Wolfgang Amadeus Mozart:
Violin Concerto No. 3 in G major, K. 216
Symphony No. 9 in D minor
About the event
The concert will juxtapose the masterpieces of the nineteen-year-old Mozart and the seventy-two-year-old Bruckner: the one-time child prodigy achieving his first great success with his violin concertos, and the elderly master looking back upon his life with nostalgia. Julia Fischer, the German soloist for Mozart’s most popular violin concerto, is not only a violinist: she is also a pianist, a quartet player, a teacher and the founder of a youth orchestra. James Leonard had this to say about her: “Fischer has a pure tone, an impeccable intonation, and an immaculate technique, but she also has a warm heart and a radiant soul, and her performances of Mozart’s concertos are as clear and luminous as the music.” The second half of the concert will feature Bruckner’s last symphony in its unfinished, three-movement version.
For a long time, it was thought that Mozart had composed all five of his violin concertos in 1775. Today it seems certain that the first two were written a few years earlier, which explains why No. 3 is so much more mature and refined than the ones preceding it. The work, intimate in tone, includes several operatic elements — the first movement, for instance, opens with a melody Mozart borrowed from an aria of an opera of his own completed not much earlier, entitled The Shepherd King (Il rè pastore). The orchestra is to interrupt the soloist several times, thereby shaping the atmosphere of the piece. This is the only movement in Mozart’s violin concertos where another instrument is given the opportunity to play an important solo; in fact, the oboes play a key role in the last bars of the finale. The middle movement offers serenade music, colored by tragic episodes; while the finale is a rondo, one episode of which quotes a popular Strasbourg Dance.

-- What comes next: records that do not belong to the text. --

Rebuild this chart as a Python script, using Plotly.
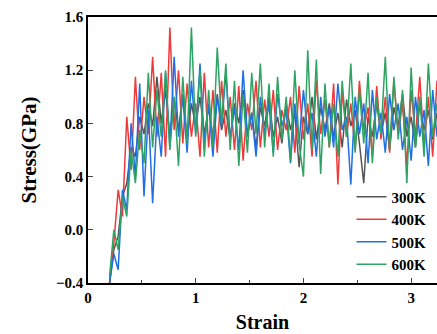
import plotly.graph_objects as go

strain = [0.20, 0.24, 0.28, 0.32, 0.36, 0.40, 0.44, 0.48, 0.52, 0.56,
          0.60, 0.64, 0.68, 0.72, 0.76, 0.80, 0.84, 0.88, 0.92, 0.96,
          1.00, 1.04, 1.08, 1.12, 1.16, 1.20, 1.24, 1.28, 1.32, 1.36,
          1.40, 1.44, 1.48, 1.52, 1.56, 1.60, 1.64, 1.68, 1.72, 1.76,
          1.80, 1.84, 1.88, 1.92, 1.96, 2.00, 2.04, 2.08, 2.12, 2.16,
          2.20, 2.24, 2.28, 2.32, 2.36, 2.40, 2.44, 2.48, 2.52, 2.56,
          2.60, 2.64, 2.68, 2.72, 2.76, 2.80, 2.84, 2.88, 2.92, 2.96,
          3.00, 3.04, 3.08, 3.12, 3.16, 3.20, 3.24]

s300 = [-0.40, -0.15, -0.05, 0.25, 0.35, 0.62, 0.55, 0.85, 0.72, 0.95,
        0.78, 1.15, 0.80, 1.05, 0.70, 0.98, 0.75, 1.02, 0.68, 0.95,
        0.78, 1.00, 0.72, 0.92, 0.70, 1.02, 0.75, 0.90, 0.68, 0.95,
        0.80, 1.05, 0.72, 0.88, 0.62, 0.92, 0.78, 1.00, 0.70, 0.85,
        0.65, 0.95, 0.75, 0.88, 0.47, 0.85, 0.72, 1.00, 0.68, 0.92,
        0.75, 0.95, 0.70, 0.88, 0.62, 0.98, 0.78, 0.90, 0.65, 0.35,
        0.85, 0.70, 0.95, 0.72, 0.88, 0.60, 0.92, 0.78, 1.02, 0.70,
        0.85, 0.62, 0.95, 0.75, 0.90, 0.68, 0.88]

s400 = [-0.40, -0.10, 0.30, 0.10, 0.85, 0.45, 1.15, 0.60, 1.00, 0.72,
        1.30, 0.70, 1.18, 0.55, 1.52, 0.75, 1.20, 0.65, 1.10, 0.70,
        0.95, 0.55, 1.18, 0.62, 1.05, 0.58, 1.12, 0.70, 1.00, 0.60,
        1.08, 0.52, 0.95, 0.75, 1.12, 0.62, 0.98, 0.70, 1.05, 0.60,
        0.90, 0.75, 1.00, 0.58, 1.08, 0.68, 0.95, 0.55, 1.12, 0.72,
        0.98, 0.62, 1.10, 0.34, 1.05, 0.70, 0.95, 0.60, 1.12, 0.75,
        0.92, 0.55, 1.08, 0.68, 1.00, 0.58, 1.12, 0.72, 0.95, 0.48,
        1.05, 0.70, 1.15, 0.62, 1.00, 0.55, 1.12]

s500 = [-0.40, -0.18, -0.30, 0.30, 0.15, 0.80, 0.40, 1.10, 0.25, 0.90,
        0.20, 0.85, 0.55, 1.18, 0.62, 1.30, 0.70, 1.00, 0.58, 1.12,
        0.72, 1.25, 0.65, 0.95, 0.55, 1.00, 0.78, 1.18, 0.68, 0.92,
        0.60, 1.20, 0.70, 0.88, 0.55, 1.00, 0.72, 0.95, 0.58, 1.02,
        0.78, 0.90, 0.50, 0.95, 0.65, 1.05, 0.72, 0.88, 0.55, 1.00,
        0.70, 0.92, 0.62, 1.10, 0.75, 0.85, 0.34, 1.00, 0.72, 0.95,
        0.50, 1.05, 0.68, 0.88, 0.58, 1.02, 0.75, 0.95, 0.60, 0.85,
        0.52, 1.00, 0.70, 0.90, 0.48, 1.05, 0.70]

s600 = [-0.35, 0.00, -0.15, 0.25, 0.10, 0.60, 0.35, 0.75, 0.50, 1.18,
        0.62, 1.05, 0.70, 1.20, 0.60, 1.00, 0.48, 1.15, 0.65, 1.52,
        0.70, 1.20, 0.55, 1.05, 0.62, 1.37, 0.80, 1.25, 0.60, 1.12,
        0.48, 1.02, 0.58, 1.18, 0.72, 1.25, 0.62, 1.10, 0.55, 1.15,
        0.68, 1.00, 0.52, 1.20, 0.65, 0.40, 1.35, 0.60, 1.28, 0.42,
        1.10, 0.62, 0.95, 0.55, 1.12, 0.70, 1.25, 0.58, 1.05, 0.65,
        1.18, 0.50, 1.00, 0.72, 1.30, 0.60, 1.15, 0.68, 1.05, 0.35,
        1.22, 0.62, 1.00, 0.55, 1.25, 0.70, 0.95]

names = ["300K", "400K", "500K", "600K"]
colors = ["#555555", "#f03a3a", "#1f6fe5", "#2ea363"]
series = [s300, s400, s500, s600]

fig = go.Figure()
for n, c, s in zip(names, colors, series):
    fig.add_trace(go.Scatter(x=strain, y=s, mode="lines", name=n,
                             line=dict(color=c, width=1.5)))

font_family = "Liberation Serif"
fig.update_layout(
    width=437, height=334,
    margin=dict(l=88, r=0, t=17, b=51, autoexpand=False),
    plot_bgcolor="white", paper_bgcolor="white",
    font=dict(family=font_family, size=15, color="black", weight="bold"),
    showlegend=True,
    legend=dict(x=0.755, y=0.385, xanchor="left", yanchor="top",
                bgcolor="rgba(0,0,0,0)", font=dict(size=15, weight="bold"),
                tracegroupgap=0),
    xaxis=dict(range=[0, 3.24], showline=True, linecolor="black", linewidth=1.5,
               mirror=True, ticks="inside", ticklen=5, tickwidth=1.2,
               tickvals=[0, 1, 2, 3], showgrid=False, zeroline=False,
               automargin=False,
               minor=dict(ticks="inside", ticklen=3, tickvals=[0.5, 1.5, 2.5],
                          showgrid=False),
               title=dict(text="Strain", font=dict(size=20, weight="bold"),
                          standoff=10)),
    yaxis=dict(range=[-0.4, 1.6], showline=True, linecolor="black", linewidth=1.5,
               mirror=False, ticks="inside", ticklen=5, tickwidth=1.2,
               tickvals=[-0.4, 0.0, 0.4, 0.8, 1.2, 1.6], tickformat=".1f",
               showgrid=False, zeroline=False, automargin=False,
               title=dict(text="Stress(GPa)", font=dict(size=21, weight="bold"),
                          standoff=14)),
)

fig.write_html("out.html")
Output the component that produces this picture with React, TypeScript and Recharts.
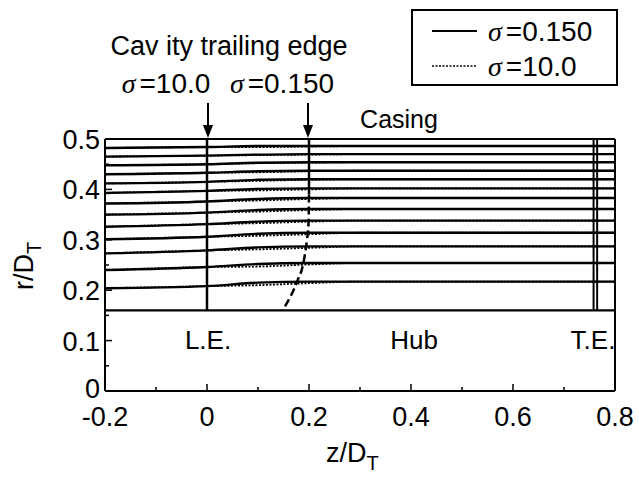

In Bruckner’s case, it is no cliché to say that his Symphony No. 9 represents his farewell to life. The composer knew that the piece he had spent years working on would likely remain unfinished. Although several notes left behind by Bruckner suggest that he was hoping to crown the piece with a monumental finale — going so far as to, at one point, propose his own Te Deum to round out the work — it is a highly moving and uplifting experience to hear the performance conclude with a heartbreakingly beautifully Adagio. With a proud, but soft fermata, the movement, which alludes to some of Bruckner’s earlier symphonies, concludes the composer’s oeuvre brought to a close by his death in 1896. The work is one of the most important links between the 19th and 20th centuries. The daring harmonic turns of the whispered introduction to the first movement, as well as the dissonant sections of the demonic scherzo, along with their large interval jumps and crisp rhythms, point beyond Wagner and are forerunners of the musical world of Stravinsky, Bartók and the Second Viennese School.